Salvini pronto a metterci la faccia
Una dichiarazione che ha trovato una, seppur lontana, eco in quella rilasciata da Salvini poco dopo, a 180 chilometri di distanza. "Non c'è più tempo da perdere: o parte il tavolo centrodestra-5 stelle o mi faccio avanti io", ha detto il capitano leghista, lasciando intendere che vuole prendere direttamente su di sè l'iniziativa. "Non mi interessano le logiche politiche perché l'Italia ha fretta", ha aggiunto. "Come Lega stiamo facendo di tutto per dialogare con tutti e varare l'esecutivo. Continuo a sperare che si riconosca il voto degli italiani, che hanno scelto l'intero centrodestra come coalizione vincente".
"Non vorrei - ha ammonito - che ci fosse qualcuno che il governo non vuole farlo partire. Io proverò fino alla fine su questa linea, e, se serve mi metto in campo direttamente". Ma Salvini ha anche accusato i 5 stelle di mancanza di coerenza: "A giorni alterni Di Maio dice che vuole allearsi con la Lega e con il Pd. A me piace la coerenza e per questo dico che non andrò mai con il partito democratico, neanche se mi danno 30 ministeri. Se i 5 stelle sono ballerini, è un problema loro".
La strategia del 'punto di caduta'
Se in FI si assicura massima "fiducia" in Salvini, che avrebbe avuto una "disponibilità di massima" da parte di Di Maio nel corso della telefonata, e che avrebbero spinto il segretario leghista a esporsi anche davanti ai giornalisti, fonti autorevoli del M5s spiegano che la risposta tranchant di Di Maio a Salvini era nelle cose e che era irrealistico pensare che il Movimento potesse mutare la posizione in una partita in cui "perdere la propria posizione significa morire".
Su FI, in particolare, i 5 stelle non possono mollare, si sostiene. Se molliamo su Berlusconi ci molla Beppe Grillo - viene riferito -, ce lo ha detto a tutti anche nell'incontro dopo l'elezione di Roberto Fico, 'Qualsiasi cosa ma non lo psico-nano'.
La strategia - non è chiaro quanto concordata dai due leader - rimarrebbe quindi quella di arrivare al "punto di caduta" di un governo M5s-Lega.
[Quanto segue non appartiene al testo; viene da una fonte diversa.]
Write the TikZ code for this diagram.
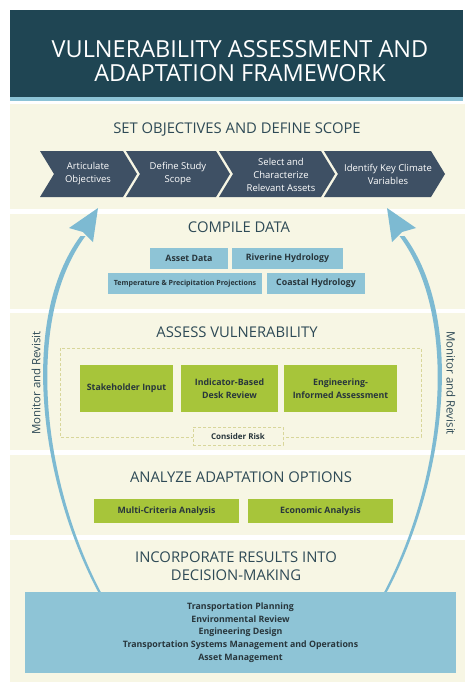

E la proposta dei 5 stelle sarebbe quella di dare alla Lega un 'peso' politico '50-50' nella composizione del governo. Poi Salvini potrà essere liberissimo di scegliere quei ministri e sottosegretari che ritiene possano garantire anche Forza Italia, si sottolinea. Ma, da parte 5 stelle, i 'no' sul partito di Silvio Berlusconi rimangono. E viene vista come molto ardua la strada con il Pd (malgrado la porta rimanga aperta), impraticabile l'ipotesi di un 'governo del presidente'.
In FI non tutti chiudono all'appoggio esterno
Sul fronte centrodestra, permane la chiusura a un appoggio esterno a un governo M5s-Lega sia da Forza Italia, sia da Fratelli D'Italia. FI definsice l'atteggiamento di Di Maio "immaturo"; più duro il commento di Meloni: "l'Italia ostaggio del bisogno disperato di Di Maio di sedere sulla poltrona del presidente del Consiglio dei ministri".
Ma nel contesto sono interessanti le parole del governatore azzurro Giovanni Toti: "Io trovo che sia un passo avanti il fatto che ci si confronti sui programmi, che non è affatto detto che un programma utile al Paese venga fuori da una sintesi dei programmi del Movimento 5 Stelle e del centro-destra. Mi sembra resti aperto il tema della premiership perché non credo che un governo a guida 5 stelle possa avere un appoggio esterno da parte di Forza Italia o Fratelli d'Italia. Questo vorrebbe dire contraddire il significato e la grammatica del voto".
Un modo di aggirare veti e tavoli a quattro non graditi ai 5 stelle, per Salvini potrebbe essere accettare un incarico o pre-incarico, ipotesi che il segretario leghista ha escluso con veemenza dopo il 4 marzo ("Se non ho i numeri non vado a cercare funghi in Parlamento"), ma che stasera ha evocato espressamente. "O in poche ore se ne esce o ci provo io ad andare al governo. E se va male si va a votare", ha ammonito.